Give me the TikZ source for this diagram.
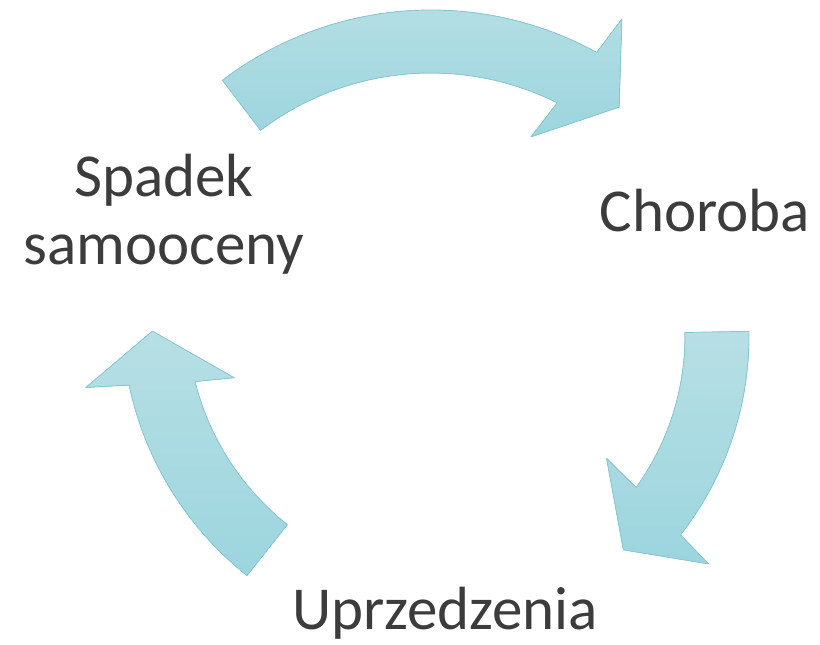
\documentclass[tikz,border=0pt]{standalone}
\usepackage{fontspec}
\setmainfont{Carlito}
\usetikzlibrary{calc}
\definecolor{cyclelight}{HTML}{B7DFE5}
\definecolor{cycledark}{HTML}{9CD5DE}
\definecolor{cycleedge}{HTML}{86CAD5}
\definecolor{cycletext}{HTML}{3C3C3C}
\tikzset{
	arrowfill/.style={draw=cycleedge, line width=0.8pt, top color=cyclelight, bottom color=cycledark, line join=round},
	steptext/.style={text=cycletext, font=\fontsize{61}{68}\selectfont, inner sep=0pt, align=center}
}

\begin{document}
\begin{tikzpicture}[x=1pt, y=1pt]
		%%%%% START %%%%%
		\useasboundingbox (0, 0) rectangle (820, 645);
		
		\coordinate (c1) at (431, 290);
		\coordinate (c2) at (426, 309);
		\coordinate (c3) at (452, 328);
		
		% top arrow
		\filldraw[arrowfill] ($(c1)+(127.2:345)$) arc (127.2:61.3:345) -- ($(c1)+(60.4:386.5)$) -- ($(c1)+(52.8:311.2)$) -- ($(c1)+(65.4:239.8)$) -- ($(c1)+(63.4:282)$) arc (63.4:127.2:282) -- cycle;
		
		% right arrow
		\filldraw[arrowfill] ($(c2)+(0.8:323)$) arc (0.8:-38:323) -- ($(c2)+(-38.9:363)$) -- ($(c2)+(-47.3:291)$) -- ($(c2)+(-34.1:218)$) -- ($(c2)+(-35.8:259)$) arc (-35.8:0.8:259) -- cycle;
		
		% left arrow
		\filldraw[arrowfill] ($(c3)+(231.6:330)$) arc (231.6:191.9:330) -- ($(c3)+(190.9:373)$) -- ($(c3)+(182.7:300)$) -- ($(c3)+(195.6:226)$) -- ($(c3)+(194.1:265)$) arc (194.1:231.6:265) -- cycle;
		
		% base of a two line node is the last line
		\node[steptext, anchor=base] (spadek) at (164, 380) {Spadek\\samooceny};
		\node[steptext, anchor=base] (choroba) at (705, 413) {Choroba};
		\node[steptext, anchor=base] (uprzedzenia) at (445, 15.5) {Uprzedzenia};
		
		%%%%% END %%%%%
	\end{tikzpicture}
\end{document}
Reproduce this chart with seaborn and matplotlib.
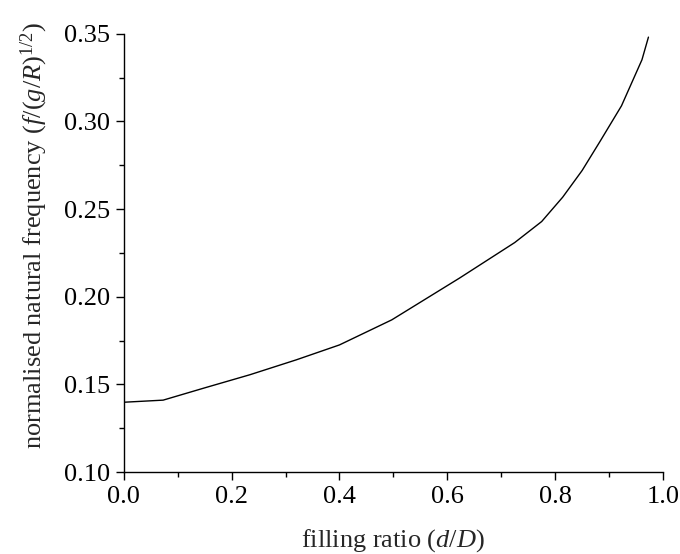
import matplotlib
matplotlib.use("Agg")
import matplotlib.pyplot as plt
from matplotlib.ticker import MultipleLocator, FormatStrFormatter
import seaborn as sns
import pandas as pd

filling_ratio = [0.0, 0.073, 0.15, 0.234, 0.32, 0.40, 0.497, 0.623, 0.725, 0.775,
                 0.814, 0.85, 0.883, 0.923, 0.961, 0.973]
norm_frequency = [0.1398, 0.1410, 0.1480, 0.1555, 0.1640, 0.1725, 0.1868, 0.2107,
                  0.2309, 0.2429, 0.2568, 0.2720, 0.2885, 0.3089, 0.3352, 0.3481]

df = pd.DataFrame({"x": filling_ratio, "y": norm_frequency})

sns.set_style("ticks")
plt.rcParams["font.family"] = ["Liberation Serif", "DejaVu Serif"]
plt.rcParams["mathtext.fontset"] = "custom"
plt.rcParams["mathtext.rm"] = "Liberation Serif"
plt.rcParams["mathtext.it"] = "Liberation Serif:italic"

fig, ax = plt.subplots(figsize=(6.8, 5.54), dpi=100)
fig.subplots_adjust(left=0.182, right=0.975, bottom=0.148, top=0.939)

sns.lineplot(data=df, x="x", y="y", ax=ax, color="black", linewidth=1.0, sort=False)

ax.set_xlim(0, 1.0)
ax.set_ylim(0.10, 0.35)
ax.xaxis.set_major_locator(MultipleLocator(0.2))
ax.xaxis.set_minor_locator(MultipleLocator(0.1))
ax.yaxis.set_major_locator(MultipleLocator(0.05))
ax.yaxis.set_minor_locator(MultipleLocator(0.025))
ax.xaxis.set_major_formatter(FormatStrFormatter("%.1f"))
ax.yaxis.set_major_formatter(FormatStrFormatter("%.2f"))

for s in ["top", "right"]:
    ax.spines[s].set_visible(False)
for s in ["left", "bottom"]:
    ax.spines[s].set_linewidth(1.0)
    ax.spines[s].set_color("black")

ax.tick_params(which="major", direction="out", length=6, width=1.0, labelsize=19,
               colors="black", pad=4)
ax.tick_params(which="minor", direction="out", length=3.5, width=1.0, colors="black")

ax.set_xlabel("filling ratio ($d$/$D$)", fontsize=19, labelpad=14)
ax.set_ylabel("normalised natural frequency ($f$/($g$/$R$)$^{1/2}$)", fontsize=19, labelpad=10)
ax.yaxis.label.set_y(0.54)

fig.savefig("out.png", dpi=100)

******************************

EXERCISE DESCRIPTION.
Between the line with "Reproduce this chart" and the line with "right=0.975, bottom=0.148, top=0.939)", ends included, lies the span to copy exactly; copy nothing else and leave out the pictures.

SOLUTION TO THE EXERCISE.
Reproduce this chart with seaborn and matplotlib.
import matplotlib
matplotlib.use("Agg")
import matplotlib.pyplot as plt
from matplotlib.ticker import MultipleLocator, FormatStrFormatter
import seaborn as sns
import pandas as pd

filling_ratio = [0.0, 0.073, 0.15, 0.234, 0.32, 0.40, 0.497, 0.623, 0.725, 0.775,
                 0.814, 0.85, 0.883, 0.923, 0.961, 0.973]
norm_frequency = [0.1398, 0.1410, 0.1480, 0.1555, 0.1640, 0.1725, 0.1868, 0.2107,
                  0.2309, 0.2429, 0.2568, 0.2720, 0.2885, 0.3089, 0.3352, 0.3481]

df = pd.DataFrame({"x": filling_ratio, "y": norm_frequency})

sns.set_style("ticks")
plt.rcParams["font.family"] = ["Liberation Serif", "DejaVu Serif"]
plt.rcParams["mathtext.fontset"] = "custom"
plt.rcParams["mathtext.rm"] = "Liberation Serif"
plt.rcParams["mathtext.it"] = "Liberation Serif:italic"

fig, ax = plt.subplots(figsize=(6.8, 5.54), dpi=100)
fig.subplots_adjust(left=0.182, right=0.975, bottom=0.148, top=0.939)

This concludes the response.